* begin SUPPLIED DATA *

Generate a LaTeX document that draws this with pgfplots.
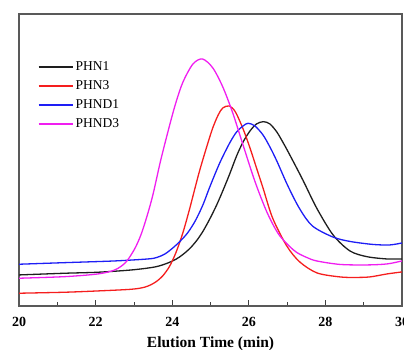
\documentclass[border=0pt]{standalone}
\usepackage{pgfplots}
\pgfplotsset{compat=1.18}
\usepackage{fontspec}
\setmainfont{Liberation Serif}
\definecolor{cblk}{RGB}{30,30,30}
\definecolor{cred}{RGB}{245,30,30}
\definecolor{cblu}{RGB}{30,30,245}
\definecolor{cmag}{RGB}{240,30,240}
\begin{document}
\begin{tikzpicture}
\begin{axis}[
  scale only axis,
  width=383pt, height=292pt,
  xmin=20, xmax=30, ymin=44, ymax=336,
  xtick={20,22,...,30},
  minor x tick num=1,
  ytick=\empty,
  xtick pos=bottom,
  tick align=inside,
  major tick length=6pt,
  minor tick length=4pt,
  tick style={line width=0.9pt, color=black!75},
  axis line style={line width=1.2pt, color=black!65},
  /pgf/number format/assume math mode=true,
  ticklabel style={font=\fontsize{14}{16}\selectfont\bfseries},
  xticklabel style={yshift=-8pt},
  xlabel={Elution Time (min)},
  xlabel style={font=\fontsize{15.5}{17}\selectfont\bfseries, yshift=-3pt},
  legend style={at={(0.045,0.853)}, anchor=north west, draw=none, fill=none,
    font=\fontsize{13.5}{15}\selectfont, row sep=2pt, inner sep=1pt,
    nodes={text height=10pt, text depth=3pt}},
  legend cell align=left,
  legend image code/.code={\draw[#1, line width=2pt] (0pt,0pt) -- (34pt,0pt);},
]
\addplot[color=cblk, line width=1.3pt, smooth] coordinates {
(20,75) (21.20,76.7) (22.06,77.7) (22.94,80) (23.55,83) (23.89,87) (24.11,91) (24.28,95.5) (24.46,101.5) (24.64,109.5) (24.80,118.5) (24.98,131) (25.16,145) (25.33,160) (25.51,177) (25.68,194) (25.85,208) (26.03,219) (26.20,226) (26.38,228.3) (26.55,226) (26.73,218) (26.90,207) (27.07,195) (27.41,170) (27.77,142) (28.20,115) (28.64,99) (29.08,93.3) (29.60,91) (30,91)};
\addlegendentry{PHN1}
\addplot[color=cred, line width=1.3pt, smooth] coordinates {
(20,56.7) (21.20,57.7) (22.06,59) (22.94,60.7) (23.30,63) (23.55,67.5) (23.75,74) (23.92,83) (24.06,94) (24.18,106) (24.30,120) (24.46,142) (24.72,180) (25.03,219) (25.20,235) (25.32,242) (25.49,244) (25.65,238) (25.85,221) (26.03,202) (26.20,182) (26.37,162) (26.62,132) (26.99,104) (27.33,88) (27.78,77) (28.38,73) (28.77,72.5) (29.16,73) (29.61,76) (30,78)};
\addlegendentry{PHN3}
\addplot[color=cblu, line width=1.3pt, smooth] coordinates {
(20,85.7) (21.20,87.3) (22.50,89) (23.37,91) (23.60,92.5) (23.81,96) (24.00,101.5) (24.20,108.5) (24.40,117) (24.60,129) (24.80,145) (24.98,163) (25.24,187) (25.50,207) (25.68,218) (25.85,224) (25.98,226.7) (26.16,224) (26.37,215) (26.55,203) (26.73,189) (27.02,164) (27.33,141) (27.66,124) (28.19,113) (28.64,108.5) (29.24,105.5) (29.68,105) (30,107)};
\addlegendentry{PHND1}
\addplot[color=cmag, line width=1.3pt, smooth] coordinates {
(20,71.7) (21.20,73.3) (22.06,76) (22.50,80) (22.77,87) (22.94,96) (23.07,105) (23.20,117) (23.35,135) (23.50,156) (23.70,190) (23.94,226) (24.10,248) (24.28,268) (24.54,286) (24.79,291) (25.06,282) (25.32,263) (25.58,237) (25.84,206) (26.11,174) (26.29,155) (26.47,138) (26.65,124) (26.81,114) (27.05,104) (27.25,97.5) (27.51,92.5) (27.77,89) (28.38,85.5) (29.08,85) (29.61,86) (30,89)};
\addlegendentry{PHND3}
\end{axis}
\pgfresetboundingbox
\path ([xshift=-19.1pt,yshift=-44pt]current axis.south west) rectangle ([xshift=2pt,yshift=14pt]current axis.north east);
\end{tikzpicture}
\end{document}
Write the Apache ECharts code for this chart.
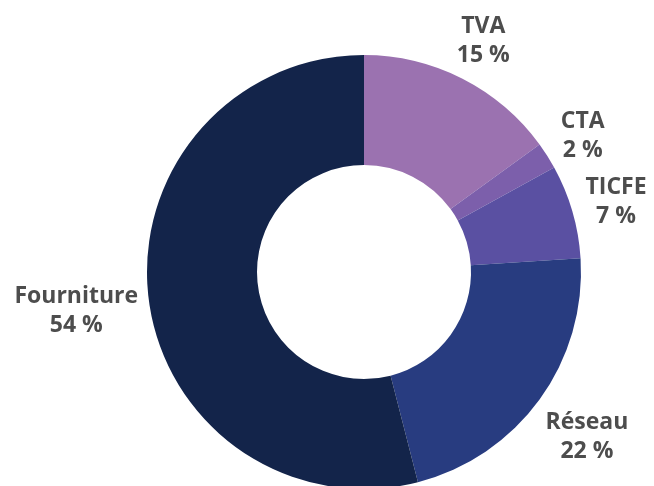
<!DOCTYPE html>
<html><head><meta charset="utf-8">
<script src="https://cdn.jsdelivr.net/npm/echarts@6/dist/echarts.min.js"></script>
<style>html,body{margin:0;padding:0;background:#fff}#c{width:654px;height:486px}</style>
</head><body><div id="c"></div>
<script>
const categories = ['TVA', 'CTA', 'TICFE', 'Réseau', 'Fourniture'];
const values = [15, 2, 7, 22, 54];
const colors = ['#9b72b0', '#7c5fab', '#5a50a2', '#283c80', '#13244a'];

const chart = echarts.init(document.getElementById('c'), null, {renderer: 'canvas'});
const LABEL_GAP = 8;
const LABEL_DY = 3;
function placeLabel(params) {
  const data = chart.getModel().getSeriesByIndex(params.seriesIndex).getData();
  const lay = data.getItemLayout(params.dataIndex);
  const mid = (lay.startAngle + lay.endAngle) / 2;
  const ux = Math.cos(mid), uy = Math.sin(mid);
  const w = params.labelRect.width / 2, h = params.labelRect.height / 2;
  const t = lay.r + LABEL_GAP + Math.abs(ux) * w + Math.abs(uy) * h;
  return {x: lay.cx + ux * t, y: lay.cy + uy * t + LABEL_DY, align: 'center', verticalAlign: 'middle'};
}
chart.setOption({
  animation: false,
  backgroundColor: '#ffffff',
  series: [{
    type: 'pie',
    center: [364, 272],
    radius: [107, 217],
    startAngle: 90,
    clockwise: true,
    avoidLabelOverlap: false,
    data: categories.map((c, i) => ({name: c, value: values[i], itemStyle: {color: colors[i]}})),
    label: {
      show: true,
      position: 'outside',
      formatter: p => p.name + '\n' + p.value + ' %',
      fontFamily: 'Open Sans',
      fontWeight: 'bold',
      fontSize: 23,
      lineHeight: 29,
      color: '#4d4d4d',
      align: 'center'
    },
    labelLine: {show: false, length: 8, length2: 0},
    labelLayout: placeLabel,
    emphasis: {disabled: true}
  }]
});
</script></body></html>
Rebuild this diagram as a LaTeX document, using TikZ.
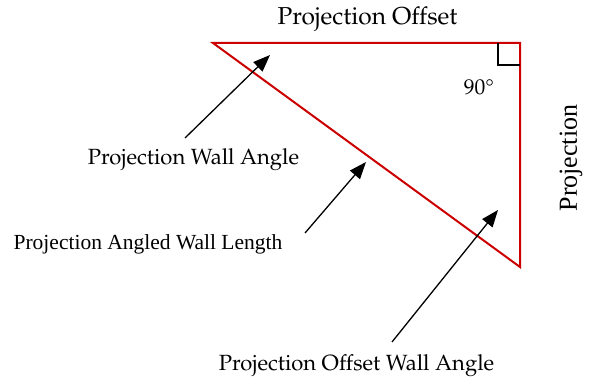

* end SUPPLIED DATA *

* PROBLEM TO SOLVE
Pictures in the records must not appear in the copy; transcribe everything else precisely.

* WORKED SOLUTION
Generate a LaTeX document that draws this with pgfplots.
\documentclass[border=0pt]{standalone}
\usepackage{pgfplots}
\pgfplotsset{compat=1.18}
\usepackage{fontspec}
\setmainfont{Liberation Serif}
\definecolor{cblk}{RGB}{30,30,30}
\definecolor{cred}{RGB}{245,30,30}
\definecolor{cblu}{RGB}{30,30,245}
\definecolor{cmag}{RGB}{240,30,240}
\begin{document}
\begin{tikzpicture}
\begin{axis}[
  scale only axis,
  width=383pt, height=292pt,
  xmin=20, xmax=30, ymin=44, ymax=336,
  xtick={20,22,...,30},
  minor x tick num=1,
  ytick=\empty,
  xtick pos=bottom,
  tick align=inside,
  major tick length=6pt,
  minor tick length=4pt,
  tick style={line width=0.9pt, color=black!75},
  axis line style={line width=1.2pt, color=black!65},
  /pgf/number format/assume math mode=true,
  ticklabel style={font=\fontsize{14}{16}\selectfont\bfseries},
  xticklabel style={yshift=-8pt},
  xlabel={Elution Time (min)},
  xlabel style={font=\fontsize{15.5}{17}\selectfont\bfseries, yshift=-3pt},
  legend style={at={(0.045,0.853)}, anchor=north west, draw=none, fill=none,
    font=\fontsize{13.5}{15}\selectfont, row sep=2pt, inner sep=1pt,
    nodes={text height=10pt, text depth=3pt}},
  legend cell align=left,
  legend image code/.code={\draw[#1, line width=2pt] (0pt,0pt) -- (34pt,0pt);},
]
\addplot[color=cblk, line width=1.3pt, smooth] coordinates {
(20,75) (21.20,76.7) (22.06,77.7) (22.94,80) (23.55,83) (23.89,87) (24.11,91) (24.28,95.5) (24.46,101.5) (24.64,109.5) (24.80,118.5) (24.98,131) (25.16,145) (25.33,160) (25.51,177) (25.68,194) (25.85,208) (26.03,219) (26.20,226) (26.38,228.3) (26.55,226) (26.73,218) (26.90,207) (27.07,195) (27.41,170) (27.77,142) (28.20,115) (28.64,99) (29.08,93.3) (29.60,91) (30,91)};
\addlegendentry{PHN1}
\addplot[color=cred, line width=1.3pt, smooth] coordinates {
(20,56.7) (21.20,57.7) (22.06,59) (22.94,60.7) (23.30,63) (23.55,67.5) (23.75,74) (23.92,83) (24.06,94) (24.18,106) (24.30,120) (24.46,142) (24.72,180) (25.03,219) (25.20,235) (25.32,242) (25.49,244) (25.65,238) (25.85,221) (26.03,202) (26.20,182) (26.37,162) (26.62,132) (26.99,104) (27.33,88) (27.78,77) (28.38,73) (28.77,72.5) (29.16,73) (29.61,76) (30,78)};
\addlegendentry{PHN3}
\addplot[color=cblu, line width=1.3pt, smooth] coordinates {
(20,85.7) (21.20,87.3) (22.50,89) (23.37,91) (23.60,92.5) (23.81,96) (24.00,101.5) (24.20,108.5) (24.40,117) (24.60,129) (24.80,145) (24.98,163) (25.24,187) (25.50,207) (25.68,218) (25.85,224) (25.98,226.7) (26.16,224) (26.37,215) (26.55,203) (26.73,189) (27.02,164) (27.33,141) (27.66,124) (28.19,113) (28.64,108.5) (29.24,105.5) (29.68,105) (30,107)};
\addlegendentry{PHND1}
\addplot[color=cmag, line width=1.3pt, smooth] coordinates {
(20,71.7) (21.20,73.3) (22.06,76) (22.50,80) (22.77,87) (22.94,96) (23.07,105) (23.20,117) (23.35,135) (23.50,156) (23.70,190) (23.94,226) (24.10,248) (24.28,268) (24.54,286) (24.79,291) (25.06,282) (25.32,263) (25.58,237) (25.84,206) (26.11,174) (26.29,155) (26.47,138) (26.65,124) (26.81,114) (27.05,104) (27.25,97.5) (27.51,92.5) (27.77,89) (28.38,85.5) (29.08,85) (29.61,86) (30,89)};
\addlegendentry{PHND3}
\end{axis}
\pgfresetboundingbox
\path ([xshift=-19.1pt,yshift=-44pt]current axis.south west) rectangle ([xshift=2pt,yshift=14pt]current axis.north east);
\end{tikzpicture}
\end{document}
Write the Apache ECharts code for this chart.
<!DOCTYPE html>
<html><head><meta charset="utf-8">
<script src="https://cdn.jsdelivr.net/npm/echarts@6/dist/echarts.min.js"></script>
<style>html,body{margin:0;padding:0;background:#fff}#c{width:654px;height:486px}</style>
</head><body><div id="c"></div>
<script>
const categories = ['TVA', 'CTA', 'TICFE', 'Réseau', 'Fourniture'];
const values = [15, 2, 7, 22, 54];
const colors = ['#9b72b0', '#7c5fab', '#5a50a2', '#283c80', '#13244a'];

const chart = echarts.init(document.getElementById('c'), null, {renderer: 'canvas'});
const LABEL_GAP = 8;
const LABEL_DY = 3;
function placeLabel(params) {
  const data = chart.getModel().getSeriesByIndex(params.seriesIndex).getData();
  const lay = data.getItemLayout(params.dataIndex);
  const mid = (lay.startAngle + lay.endAngle) / 2;
  const ux = Math.cos(mid), uy = Math.sin(mid);
  const w = params.labelRect.width / 2, h = params.labelRect.height / 2;
  const t = lay.r + LABEL_GAP + Math.abs(ux) * w + Math.abs(uy) * h;
  return {x: lay.cx + ux * t, y: lay.cy + uy * t + LABEL_DY, align: 'center', verticalAlign: 'middle'};
}
chart.setOption({
  animation: false,
  backgroundColor: '#ffffff',
  series: [{
    type: 'pie',
    center: [364, 272],
    radius: [107, 217],
    startAngle: 90,
    clockwise: true,
    avoidLabelOverlap: false,
    data: categories.map((c, i) => ({name: c, value: values[i], itemStyle: {color: colors[i]}})),
    label: {
      show: true,
      position: 'outside',
      formatter: p => p.name + '\n' + p.value + ' %',
      fontFamily: 'Open Sans',
      fontWeight: 'bold',
      fontSize: 23,
      lineHeight: 29,
      color: '#4d4d4d',
      align: 'center'
    },
    labelLine: {show: false, length: 8, length2: 0},
    labelLayout: placeLabel,
    emphasis: {disabled: true}
  }]
});
</script></body></html>
Rebuild this diagram as a LaTeX document, using TikZ.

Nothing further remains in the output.